One hundred years ago today, on February 14, 1919, the Mendocino Study Club held a special evening meeting to celebrate both the triumph of Cupid and the end of World War I. The armistice with Germany had been signed November 11, 1918, and the Paris Peace Conference had begun on January 18, 1919, so the Study Club event was timely. Almost three million American men had served in World War I — including a number from little Mendocino — and their return home from the trenches no doubt seemed like both a boon and a valentine.

According to “Mendocino Study Club Entertains on Valentines Day” (Mendocino Beacon, February 22, 1919, page 1), the gathering was so unique that the married women club members invited their husbands to attend.  The hostess, Mrs. John S. Ross, welcomed the guests into her home [now the Ford House] for the program, then arranged tables for cards, and served a “bountiful repast” to round out the event.

The program, directed by the Misses Helen Hodghead and Clarisse Duckett, teachers at Mendocino High School, featured war poems by Robert Service “read with deep feeling and expression” by four of the club women, a humorous monologue, and war songs.  The Beacon article only hints at the texts under interpretation, but a little background research sheds some light.

The poems by Service, a British-Canadian writer sometimes referred to as “the Bard of the Yukon,” came from Rhymes of a Red Cross Man, written after he served as an ambulance driver in the Great War.  Service is best known for his poems, “The Shooting of Dan McGrew” and “The Cremation of Sam McGee,” penned while he was a bank officer during the Klondike gold rush, but his war poems are considered somewhat superior to his Yukon doggerel. Somewhat.

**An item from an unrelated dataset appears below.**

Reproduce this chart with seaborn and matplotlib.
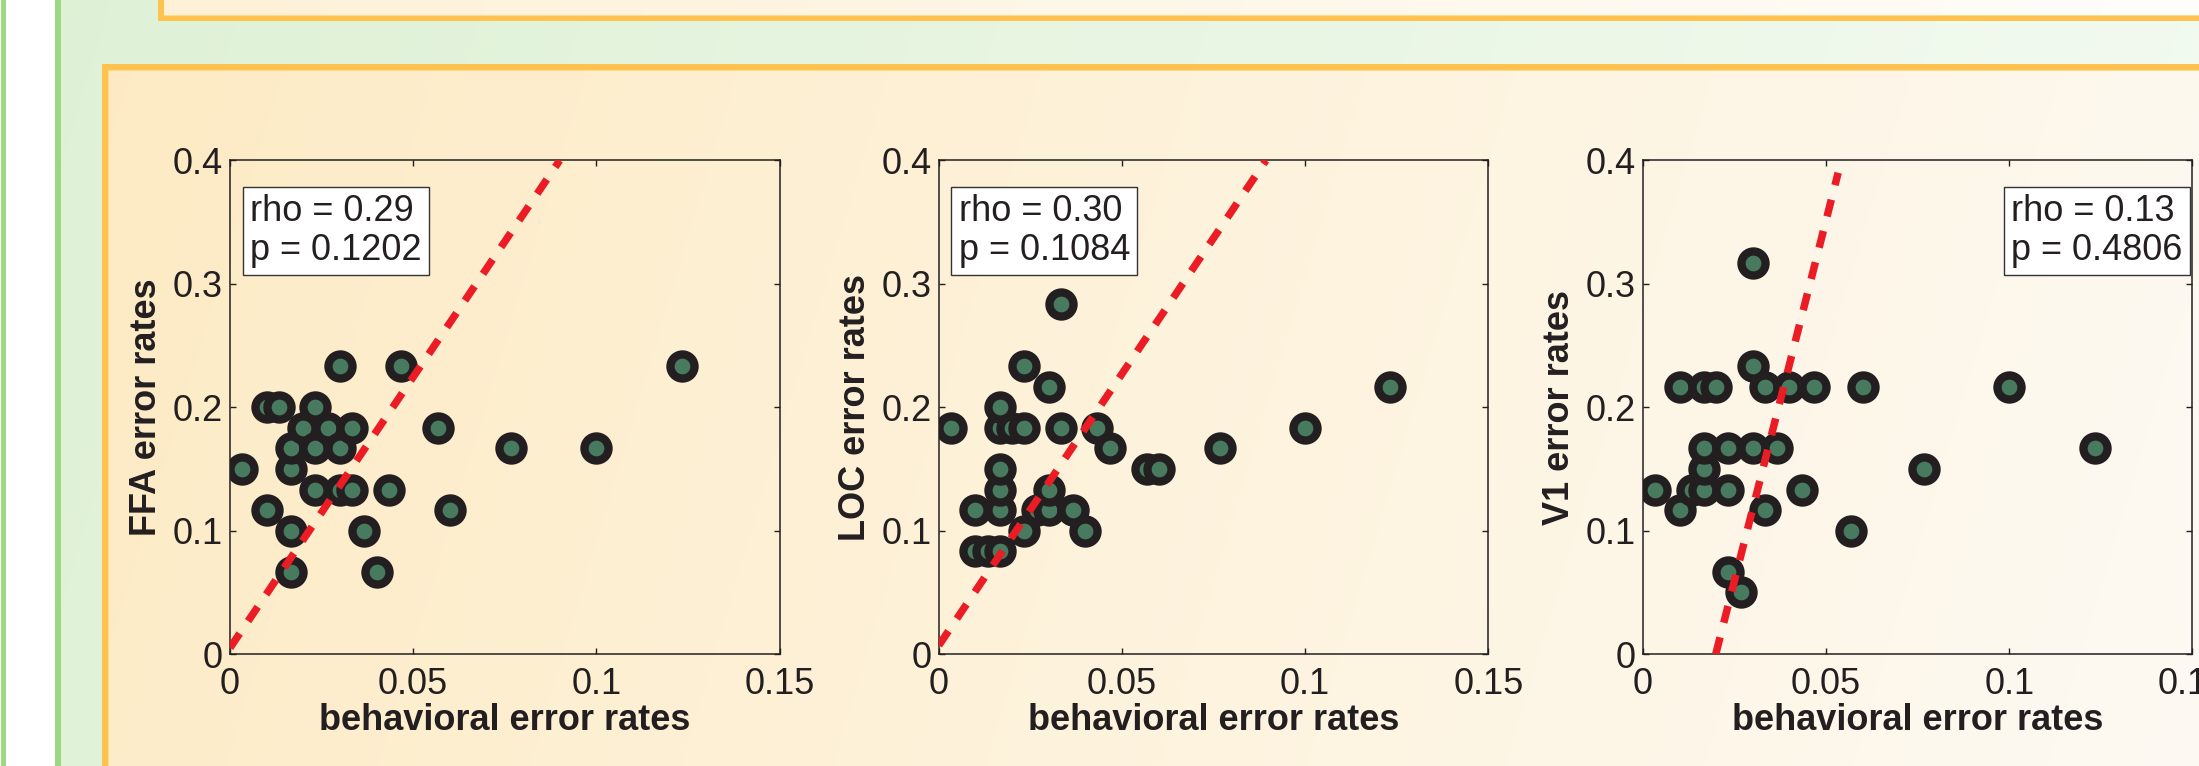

From wrath-red dawn to wrath-red dawn,
      The guns have brayed without abate;
And now the sick sun looks upon
      The bleared, blood-boltered fields of hate. (“The Lark”)

Or

My stretcher is one scarlet stain,
      And as I tries to wipe it clean,
I tell you wot — I’m sick with pain
      For all I’ve ‘heard, for all I’ve seen. (“The Stretcher-Bearer”)

When the poetry readings ended, the assembled were understandably in need of some uplift, and Miss Grubb “delighted” them with her monologue, “Helping Win the War.”  Unfortunately, no trace remains — in the 1919 Study Club yearbook in the Kelley House Museum archives or in cyber space — of her comedic bit, but Clare Grubb was also a teacher at the high school, so we can surmise that it was learned and witty.

To wrap up the program, the audience launched into songs the Beacon says were “characteristic of the ‘Over There’ and ‘Over Here’ spirit” [as opposed to the hinky dinky, parlay voo spirit].  The jaunty tune and clever lyrics of George M. Cohan’s “Over There” are familiar to most of us: “The Yanks are coming…and we won’t come back til it’s over, over there.” But Edward Laska’s “Over Here or Over There” has been nearly forgotten, and you can see why: “Over here we can help them over there. Over here we have got to do our share. Though you’re not behind a gun, you can help to whip that Hun.”

On that high note, the group adjourned first to the card room, and then the dining hall where, “seated at artistically decorated tables, the guests partook of delicacies such as only Mendocino ladies can prepare.”  All present agreed that the gracious hostess should be congratulated for “the very mirthful and joyous evening.”  And why not: the war to end all wars had ended, the doughboys were coming home, and it was Valentine’s Day.